(begin)

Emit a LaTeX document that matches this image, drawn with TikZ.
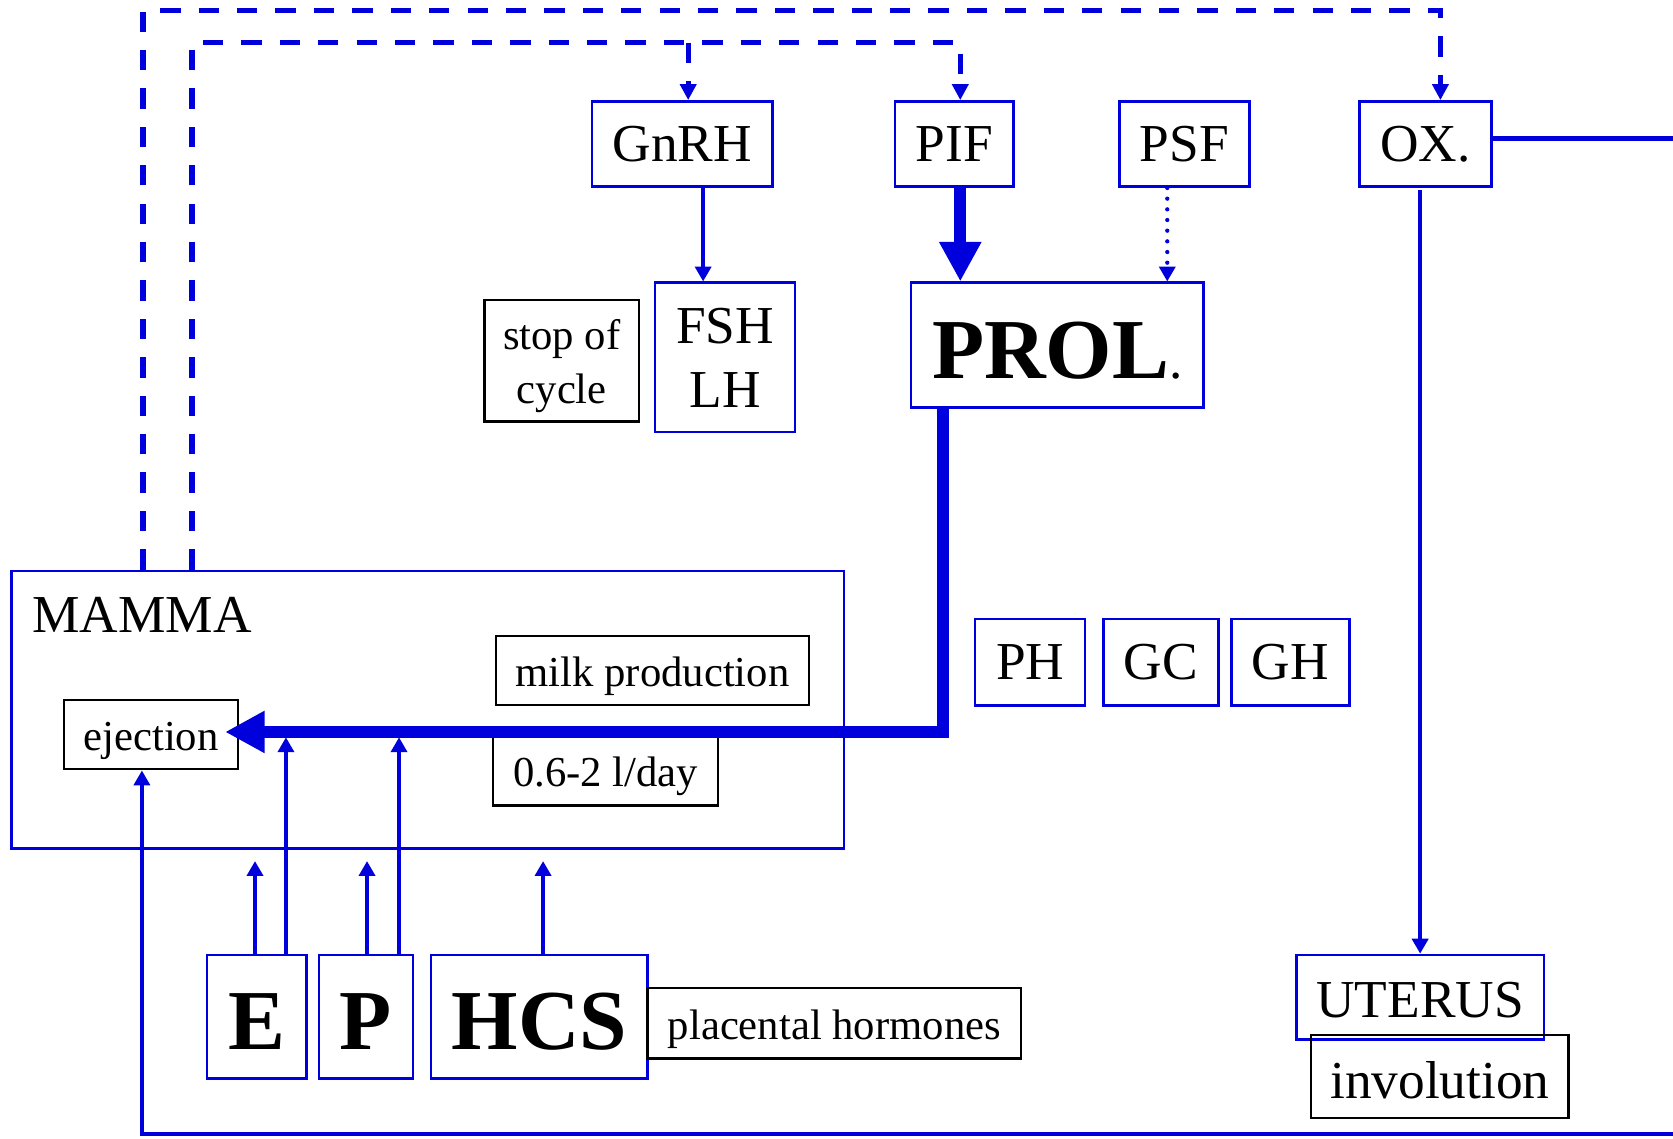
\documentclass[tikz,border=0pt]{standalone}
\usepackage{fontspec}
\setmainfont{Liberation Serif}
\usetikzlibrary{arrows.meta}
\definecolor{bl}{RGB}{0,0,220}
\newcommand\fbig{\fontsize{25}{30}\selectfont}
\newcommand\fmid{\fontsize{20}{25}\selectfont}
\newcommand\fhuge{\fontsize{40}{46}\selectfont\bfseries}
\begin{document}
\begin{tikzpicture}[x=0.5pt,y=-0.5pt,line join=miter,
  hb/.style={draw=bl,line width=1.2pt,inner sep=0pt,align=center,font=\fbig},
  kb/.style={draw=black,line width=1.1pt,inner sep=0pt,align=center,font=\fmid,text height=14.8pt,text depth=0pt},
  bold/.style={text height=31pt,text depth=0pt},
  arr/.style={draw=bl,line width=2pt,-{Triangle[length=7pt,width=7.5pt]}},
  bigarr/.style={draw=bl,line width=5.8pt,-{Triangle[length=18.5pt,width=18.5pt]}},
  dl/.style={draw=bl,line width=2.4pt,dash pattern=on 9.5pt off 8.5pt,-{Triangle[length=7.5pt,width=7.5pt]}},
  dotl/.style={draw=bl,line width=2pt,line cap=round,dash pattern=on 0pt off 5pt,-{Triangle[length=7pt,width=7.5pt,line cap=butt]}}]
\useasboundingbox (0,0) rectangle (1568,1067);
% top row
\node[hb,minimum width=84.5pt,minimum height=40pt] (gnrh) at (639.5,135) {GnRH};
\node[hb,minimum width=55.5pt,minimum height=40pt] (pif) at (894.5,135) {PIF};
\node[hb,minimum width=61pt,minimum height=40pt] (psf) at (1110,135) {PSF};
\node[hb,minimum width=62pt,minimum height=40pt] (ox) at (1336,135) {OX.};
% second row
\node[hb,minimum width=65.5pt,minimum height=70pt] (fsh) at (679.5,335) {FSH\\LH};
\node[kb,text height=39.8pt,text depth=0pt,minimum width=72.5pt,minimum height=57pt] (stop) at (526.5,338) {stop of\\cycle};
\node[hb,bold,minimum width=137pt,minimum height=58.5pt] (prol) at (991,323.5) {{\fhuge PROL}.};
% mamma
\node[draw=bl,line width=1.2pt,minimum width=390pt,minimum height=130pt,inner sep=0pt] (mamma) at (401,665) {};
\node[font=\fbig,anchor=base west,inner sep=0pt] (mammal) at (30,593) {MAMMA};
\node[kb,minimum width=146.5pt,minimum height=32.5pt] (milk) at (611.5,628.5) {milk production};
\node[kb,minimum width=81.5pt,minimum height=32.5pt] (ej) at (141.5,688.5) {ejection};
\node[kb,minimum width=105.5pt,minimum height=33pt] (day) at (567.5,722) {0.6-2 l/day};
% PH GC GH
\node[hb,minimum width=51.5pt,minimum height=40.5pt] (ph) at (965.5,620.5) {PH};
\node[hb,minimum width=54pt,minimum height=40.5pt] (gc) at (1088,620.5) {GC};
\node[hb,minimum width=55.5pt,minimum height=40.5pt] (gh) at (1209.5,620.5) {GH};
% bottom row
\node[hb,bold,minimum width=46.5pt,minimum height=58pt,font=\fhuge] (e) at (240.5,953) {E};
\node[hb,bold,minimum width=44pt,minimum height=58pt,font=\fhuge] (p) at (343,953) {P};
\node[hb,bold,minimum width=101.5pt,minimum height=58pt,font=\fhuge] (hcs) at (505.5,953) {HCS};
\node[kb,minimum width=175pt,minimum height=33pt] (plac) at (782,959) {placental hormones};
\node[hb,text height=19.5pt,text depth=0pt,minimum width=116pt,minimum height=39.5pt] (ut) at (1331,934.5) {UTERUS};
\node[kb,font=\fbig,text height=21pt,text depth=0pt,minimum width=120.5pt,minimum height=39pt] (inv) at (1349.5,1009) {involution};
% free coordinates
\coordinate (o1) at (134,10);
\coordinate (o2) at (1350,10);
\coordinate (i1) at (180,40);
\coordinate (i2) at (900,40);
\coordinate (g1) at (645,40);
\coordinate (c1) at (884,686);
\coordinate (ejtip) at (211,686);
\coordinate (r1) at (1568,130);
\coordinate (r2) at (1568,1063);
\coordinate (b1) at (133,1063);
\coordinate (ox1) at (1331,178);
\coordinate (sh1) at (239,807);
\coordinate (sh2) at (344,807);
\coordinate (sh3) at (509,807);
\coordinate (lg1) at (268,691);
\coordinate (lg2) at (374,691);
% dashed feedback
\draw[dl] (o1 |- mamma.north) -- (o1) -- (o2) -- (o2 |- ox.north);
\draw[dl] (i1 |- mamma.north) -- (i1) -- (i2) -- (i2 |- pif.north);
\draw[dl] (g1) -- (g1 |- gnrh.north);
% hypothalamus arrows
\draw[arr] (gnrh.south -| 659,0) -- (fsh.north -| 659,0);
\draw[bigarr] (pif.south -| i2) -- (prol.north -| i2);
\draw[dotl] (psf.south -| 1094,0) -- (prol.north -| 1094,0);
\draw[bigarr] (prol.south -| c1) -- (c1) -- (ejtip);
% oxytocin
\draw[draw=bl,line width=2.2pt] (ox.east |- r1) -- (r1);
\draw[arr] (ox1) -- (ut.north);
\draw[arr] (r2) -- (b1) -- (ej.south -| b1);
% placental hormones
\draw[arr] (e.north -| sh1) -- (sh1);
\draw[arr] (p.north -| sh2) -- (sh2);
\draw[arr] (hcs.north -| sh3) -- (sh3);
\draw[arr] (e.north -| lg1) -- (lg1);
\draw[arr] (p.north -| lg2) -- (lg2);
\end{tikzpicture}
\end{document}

(end)

- Stated exercise: Repeat the material above in full and unchanged, minus its images.

- Task output:
Emit a LaTeX document that matches this image, drawn with TikZ.
\documentclass[tikz,border=0pt]{standalone}
\usepackage{fontspec}
\setmainfont{Liberation Serif}
\usetikzlibrary{arrows.meta}
\definecolor{bl}{RGB}{0,0,220}
\newcommand\fbig{\fontsize{25}{30}\selectfont}
\newcommand\fmid{\fontsize{20}{25}\selectfont}
\newcommand\fhuge{\fontsize{40}{46}\selectfont\bfseries}
\begin{document}
\begin{tikzpicture}[x=0.5pt,y=-0.5pt,line join=miter,
  hb/.style={draw=bl,line width=1.2pt,inner sep=0pt,align=center,font=\fbig},
  kb/.style={draw=black,line width=1.1pt,inner sep=0pt,align=center,font=\fmid,text height=14.8pt,text depth=0pt},
  bold/.style={text height=31pt,text depth=0pt},
  arr/.style={draw=bl,line width=2pt,-{Triangle[length=7pt,width=7.5pt]}},
  bigarr/.style={draw=bl,line width=5.8pt,-{Triangle[length=18.5pt,width=18.5pt]}},
  dl/.style={draw=bl,line width=2.4pt,dash pattern=on 9.5pt off 8.5pt,-{Triangle[length=7.5pt,width=7.5pt]}},
  dotl/.style={draw=bl,line width=2pt,line cap=round,dash pattern=on 0pt off 5pt,-{Triangle[length=7pt,width=7.5pt,line cap=butt]}}]
\useasboundingbox (0,0) rectangle (1568,1067);
% top row
\node[hb,minimum width=84.5pt,minimum height=40pt] (gnrh) at (639.5,135) {GnRH};
\node[hb,minimum width=55.5pt,minimum height=40pt] (pif) at (894.5,135) {PIF};
\node[hb,minimum width=61pt,minimum height=40pt] (psf) at (1110,135) {PSF};
\node[hb,minimum width=62pt,minimum height=40pt] (ox) at (1336,135) {OX.};
% second row
\node[hb,minimum width=65.5pt,minimum height=70pt] (fsh) at (679.5,335) {FSH\\LH};
\node[kb,text height=39.8pt,text depth=0pt,minimum width=72.5pt,minimum height=57pt] (stop) at (526.5,338) {stop of\\cycle};
\node[hb,bold,minimum width=137pt,minimum height=58.5pt] (prol) at (991,323.5) {{\fhuge PROL}.};
% mamma
\node[draw=bl,line width=1.2pt,minimum width=390pt,minimum height=130pt,inner sep=0pt] (mamma) at (401,665) {};
\node[font=\fbig,anchor=base west,inner sep=0pt] (mammal) at (30,593) {MAMMA};
\node[kb,minimum width=146.5pt,minimum height=32.5pt] (milk) at (611.5,628.5) {milk production};
\node[kb,minimum width=81.5pt,minimum height=32.5pt] (ej) at (141.5,688.5) {ejection};
\node[kb,minimum width=105.5pt,minimum height=33pt] (day) at (567.5,722) {0.6-2 l/day};
% PH GC GH
\node[hb,minimum width=51.5pt,minimum height=40.5pt] (ph) at (965.5,620.5) {PH};
\node[hb,minimum width=54pt,minimum height=40.5pt] (gc) at (1088,620.5) {GC};
\node[hb,minimum width=55.5pt,minimum height=40.5pt] (gh) at (1209.5,620.5) {GH};
% bottom row
\node[hb,bold,minimum width=46.5pt,minimum height=58pt,font=\fhuge] (e) at (240.5,953) {E};
\node[hb,bold,minimum width=44pt,minimum height=58pt,font=\fhuge] (p) at (343,953) {P};
\node[hb,bold,minimum width=101.5pt,minimum height=58pt,font=\fhuge] (hcs) at (505.5,953) {HCS};
\node[kb,minimum width=175pt,minimum height=33pt] (plac) at (782,959) {placental hormones};
\node[hb,text height=19.5pt,text depth=0pt,minimum width=116pt,minimum height=39.5pt] (ut) at (1331,934.5) {UTERUS};
\node[kb,font=\fbig,text height=21pt,text depth=0pt,minimum width=120.5pt,minimum height=39pt] (inv) at (1349.5,1009) {involution};
% free coordinates
\coordinate (o1) at (134,10);
\coordinate (o2) at (1350,10);
\coordinate (i1) at (180,40);
\coordinate (i2) at (900,40);
\coordinate (g1) at (645,40);
\coordinate (c1) at (884,686);
\coordinate (ejtip) at (211,686);
\coordinate (r1) at (1568,130);
\coordinate (r2) at (1568,1063);
\coordinate (b1) at (133,1063);
\coordinate (ox1) at (1331,178);
\coordinate (sh1) at (239,807);
\coordinate (sh2) at (344,807);
\coordinate (sh3) at (509,807);
\coordinate (lg1) at (268,691);
\coordinate (lg2) at (374,691);
% dashed feedback
\draw[dl] (o1 |- mamma.north) -- (o1) -- (o2) -- (o2 |- ox.north);
\draw[dl] (i1 |- mamma.north) -- (i1) -- (i2) -- (i2 |- pif.north);
\draw[dl] (g1) -- (g1 |- gnrh.north);
% hypothalamus arrows
\draw[arr] (gnrh.south -| 659,0) -- (fsh.north -| 659,0);
\draw[bigarr] (pif.south -| i2) -- (prol.north -| i2);
\draw[dotl] (psf.south -| 1094,0) -- (prol.north -| 1094,0);
\draw[bigarr] (prol.south -| c1) -- (c1) -- (ejtip);
% oxytocin
\draw[draw=bl,line width=2.2pt] (ox.east |- r1) -- (r1);
\draw[arr] (ox1) -- (ut.north);
\draw[arr] (r2) -- (b1) -- (ej.south -| b1);
% placental hormones
\draw[arr] (e.north -| sh1) -- (sh1);
\draw[arr] (p.north -| sh2) -- (sh2);
\draw[arr] (hcs.north -| sh3) -- (sh3);
\draw[arr] (e.north -| lg1) -- (lg1);
\draw[arr] (p.north -| lg2) -- (lg2);
\end{tikzpicture}
\end{document}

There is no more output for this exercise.